Shiv Ratri

by Ashok Raina
Beltsville, MD

A number of festivals are celebrated by Hindus in India and all over the world. One of the most prominent of these festivals is Shiv-ratri. For Kashmiri Pandits, Shiv-ratri is the most important religious festival. Celebration of this festival has remained proverbial from ancient times. In Kashmiri, Shiv-ratri is also known as Har-ratri and Herath. It is said that Lord Shiva called Devi Jagatamba by the name Hairte on this day which eventually got transformed into Herath. Shiv-ratri is celebrated on the thirteenth day of the dark fortnight in the month of Phalgun. In Kashmir we have maintained the ritual of Vatuk-puja, along with the worship of Shiva and Shakti on this day. A historical episode reflects the faith of Kashmiri Pandits in Shiv-ratri. It is said that Jabar Khan, the Pathan governor of Kashmir, forbade people to perform Vatak-puja in Phalgun and instead ordered them to celebrate it in July. Helplessly, people obeyed the order but to everyone's surprise (harath) it snowed on that day in July. Since then the people of Kashmir reacite, ''Jabar Janda-Haras awu Wandha" (Jabar the rag-man, winter came in July). 

Lord Shiva is omnipotent and omnipresent, being beyond all emptiness, the primal source of all. He has five functions: evolution sustenance, involution, preservation and assimilation. Just as a seed evolves into a tree, and in due course of time involutes back to seed, likewise the universal divine Shakti, the energy aspect, has to return to the absolute transcendental rest (Parma Shiva state). An interpretation for the significance of Shiva-ratri may thus be the celebration of the union of Shiva and Shakti, also referred to as Shiva's marriage to Parvati. The 9th century Kashmiri saint-poet Utpaldeva describing Shiva-ratri wrote, "When the sun, the moon and all the other stars set at the same time, there arises the radiant night of Shiva spreading a splendor of its own." 

The worship of Vatuka is dealt within several Tantric works. Vatuka, like Ganesha, has been described as a mind bom son of the Mother Goddess. He is the deity who saves his devotees from all sorts of misfortunes and calamities. When Kashmiri Pandits were driven out if the valley in the first half of the fifteenth century, a few families in the remote villages stayed back. It is speculated that these people may have started worship of Vatuka for their protection, the custom having been continued by others when they retumed to the valley in the later part of that century. 

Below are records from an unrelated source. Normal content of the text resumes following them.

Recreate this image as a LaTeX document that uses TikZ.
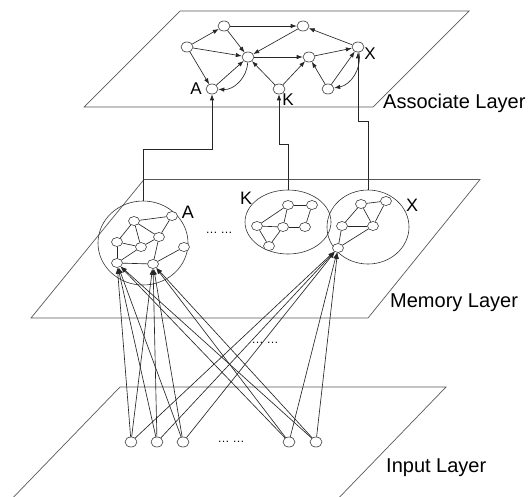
\documentclass[tikz,border=0pt]{standalone}
\usepackage{fontspec}
\setmainfont{Liberation Sans}
\usetikzlibrary{arrows.meta,shapes.geometric}

\begin{document}
\begin{tikzpicture}[x=1pt,y=-1pt,
  layer/.style={draw=black!65, line width=0.7pt},
  wire/.style={draw=black!85, line width=0.65pt},
  arr/.style={wire, -{Latex[length=6pt,width=4.4pt]}},
  unit/.style={draw=black!80, ellipse, line width=0.6pt, minimum width=12pt,
    minimum height=10pt, inner sep=0pt, fill=white},
  munit/.style={unit, minimum width=11pt, minimum height=9pt},
  cluster/.style={draw=black!80, ellipse, line width=0.6pt, inner sep=0pt},
  lay/.style={font=\fontsize{20}{20}\selectfont, anchor=base west, inner sep=0pt},
  tag/.style={font=\fontsize{17}{17}\selectfont, inner sep=0pt},
  dots/.style={font=\fontsize{12}{12}\selectfont, inner sep=0pt},
]
\useasboundingbox (0,0) rectangle (532,496);

% ---- the three layer planes
\draw[layer] (180,11) -- (469,11) -- (373,107) -- (84,107) -- cycle;
\draw[layer] (144,179.5) -- (480,179.5) -- (368,318) -- (31,318) -- cycle;
\draw[layer] (120,387) -- (446,387) -- (330,507) -- (4,507) -- cycle;

\node[lay] (labA) at (383,108) {Associate Layer};
\node[lay] (labM) at (390,307) {Memory Layer};
\node[lay] (labI) at (386,472) {Input Layer};

% ---- associate layer network
\node[unit] (a1) at (187,47) {};
\node[unit] (a2) at (224,26) {};
\node[unit] (a3) at (303,26) {};
\node[unit] (a4) at (248,57) {};
\node[unit] (a5) at (309,57) {};
\node[unit] (aX) at (358,47) {};
\node[unit] (aA) at (212,89) {};
\node[unit] (aK) at (279,89) {};
\node[unit] (a9) at (328,89) {};

\node[tag] (tA) at (196,89) {A};
\node[tag] (tK) at (288,100) {K};
\node[tag] (tX) at (370,54) {X};

\draw[arr] (a1) -- (a2);
\draw[arr] (a2) -- (a3);
\draw[arr] (a2) -- (a4);
\draw[arr] (a1) -- (a4);
\draw[arr] (a3) -- (a4);
\draw[arr] (aX) -- (a3);
\draw[arr] (a4) -- (a5);
\draw[arr] (a5) -- (aX);
\draw[arr] (a1) -- (aA);
\draw[arr] (aA) -- (a4);
\draw[arr] (a4) to[bend left=45] (aA);
\draw[arr] (aK) -- (a4);
\draw[arr] (aK) -- (a5);
\draw[arr] (a9) -- (a5);
\draw[arr] (a9) -- (aX);
\draw[arr] (aX) to[bend left=45] (a9);

% ---- memory layer clusters
\node[cluster, minimum width=90pt, minimum height=84pt] (cA) at (143,243) {};
\node[cluster, minimum width=86pt, minimum height=64pt] (cK) at (288,222) {};
\node[cluster, minimum width=82pt, minimum height=74pt] (cX) at (368,227) {};

\node[tag, font=\fontsize{18}{18}\selectfont] (mA) at (188,212) {A};
\node[tag, font=\fontsize{18}{18}\selectfont] (mK) at (246,198) {K};
\node[tag, font=\fontsize{18}{18}\selectfont] (mX) at (412,205) {X};
\node[dots] (dm) at (219,233) {…\hspace{3pt}…};

% cluster A
\node[munit] (n1) at (134,221) {};
\node[munit] (n2) at (172,216) {};
\node[munit] (n3) at (117,242) {};
\node[munit] (n4) at (141,247) {};
\node[munit] (n5) at (159,237) {};
\node[munit] (n6) at (184,247) {};
\node[munit] (n7) at (117,263) {};
\node[munit] (n8) at (153,264) {};
\foreach \p/\q in {n1/n2,n1/n3,n1/n4,n1/n5,n2/n5,n3/n4,n3/n7,n4/n7,n4/n5,n5/n8,n6/n8,n7/n8}
  \draw[wire] (\p) -- (\q);

% cluster K
\node[munit] (k1) at (288,205) {};
\node[munit] (k2) at (312,205) {};
\node[munit] (k3) at (257,226) {};
\node[munit] (k4) at (283,227) {};
\node[munit] (k5) at (305,227) {};
\node[munit] (k6) at (269,246) {};
\foreach \p/\q in {k1/k2,k1/k3,k1/k4,k2/k5,k3/k4,k4/k5,k3/k6,k4/k6}
  \draw[wire] (\p) -- (\q);

% cluster X
\node[munit] (x1) at (361,204) {};
\node[munit] (x2) at (386,201) {};
\node[munit] (x3) at (342,226) {};
\node[munit] (x4) at (373,226) {};
\node[munit] (x5) at (338,248) {};
\foreach \p/\q in {x1/x2,x1/x3,x1/x4,x2/x4,x3/x4,x3/x5,x4/x5}
  \draw[wire] (\p) -- (\q);

% ---- links from clusters up to their associate units
\coordinate (jA) at (212,149);
\coordinate (jK) at (279,144);
\coordinate (jX) at (358,121);
\draw[arr] (cA.north) |- (jA) -- (aA);
\draw[arr] (cK.north) |- (jK) -- (aK);
\draw[arr] (cX.north) |- (jX) -- (aX);

% ---- input layer
\node[unit] (i1) at (131,442) {};
\node[unit] (i2) at (157,442) {};
\node[unit] (i3) at (183,442) {};
\node[unit] (i4) at (289,442) {};
\node[unit] (i5) at (316,442) {};
\node[dots] (di) at (231,442) {…\hspace{3pt}…};
\node[dots] (dmid) at (265,343) {…\hspace{3pt}…};

\foreach \i in {i1,i2,i3,i4,i5}
  \foreach \m in {n7,n8,x5}
    \draw[arr] (\i) -- (\m);
\end{tikzpicture}
\end{document}
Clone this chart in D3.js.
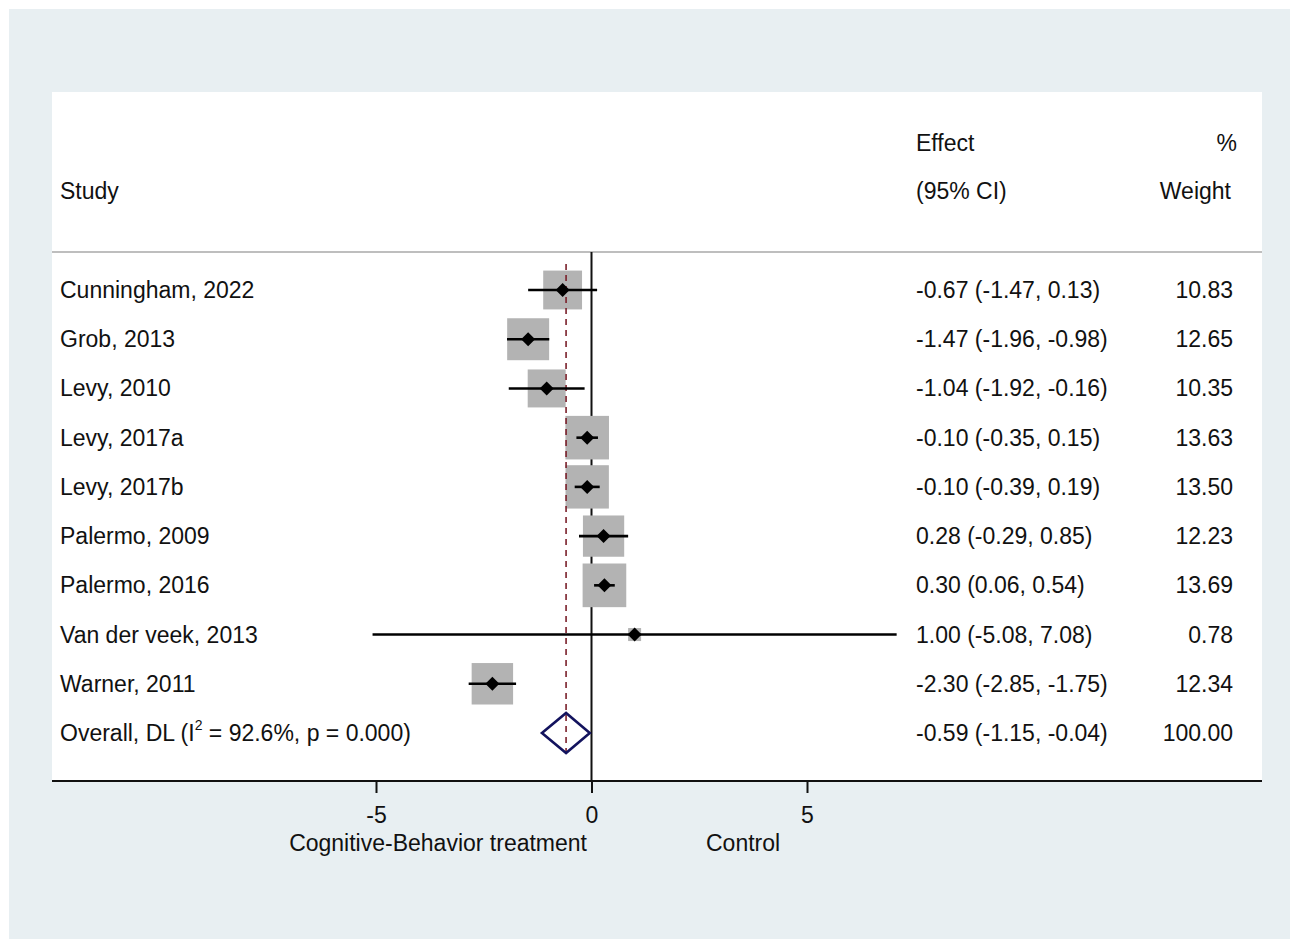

Kashmiri Pandits used to clebrate Shiv-ratri festival over a period of 23 days. First six days (hurye okdoh to hurye shayam) were devoted to cleaning of the house and buying puja articles. Next 2-3 days were the days for devotional prayers. Dyara daham was designated for giving presents to married daughters and newly weds. Gadkah and Vager bah were special days for the worship of Bhairavas. Herath truvah is the day for Shiva worship. Herath Kharch (gift of money) is given by the eldest person to all members of the family on the following day. Herath truvah is the day for lord Shiva's worship. On Doon mavas, the prasad of walnuts and rice cakes (tomala-chuut) are distributed, in past, this often continued until Tila ashtami. The latter day also marks the end of winter, and is celebrated by burning kangris and singing the chorus of 'ja-tun-tn'. On the social side, there used to be great joy all around. People wore new and their nicest clothes, and families would sit together and enjoy the game with sea shells. 

Since a number of us have migrated to far off places, all over the world, it is rather diffucult to perform the Vatak-puja in the traditional way. However, we need to maintain the spirit of this, the most important festival of ours. Jotshi Prem Nath Shastriji has recently produced an audio tape for a relatively simple Vatak-puja together with a Mahimna Stotram. Offering and eating meat and fish on Shiv-ratri is stictly a Kashmiri Pandit ritual, probably to please 'Bhairavas'. However, there were people like Gurtus and Razdans, who observed strict vegetarinism during the Shiv-ratri festival. Most of us have given up the tradition of offering and eating meat on Shiv-ratri day. 

One other practice was the celebration of salam on the day following Shiv-ratri. Muslim neighbors and friends used to visit us and wish happy Shivratri. People would also invite their relatives and friends for a sumptous dinner. Since for us the significance of this day is gone, we can either do away with it or at least call it by a different name. 

AUM NAMAH SHIIVAYA

In writing this article, I have used information from articles written on this subject by Janki Nath Kaul Kamal, Balji Pandit, Sarwanand Kaul Premi, B.L. Khar and Swami Moti Lal.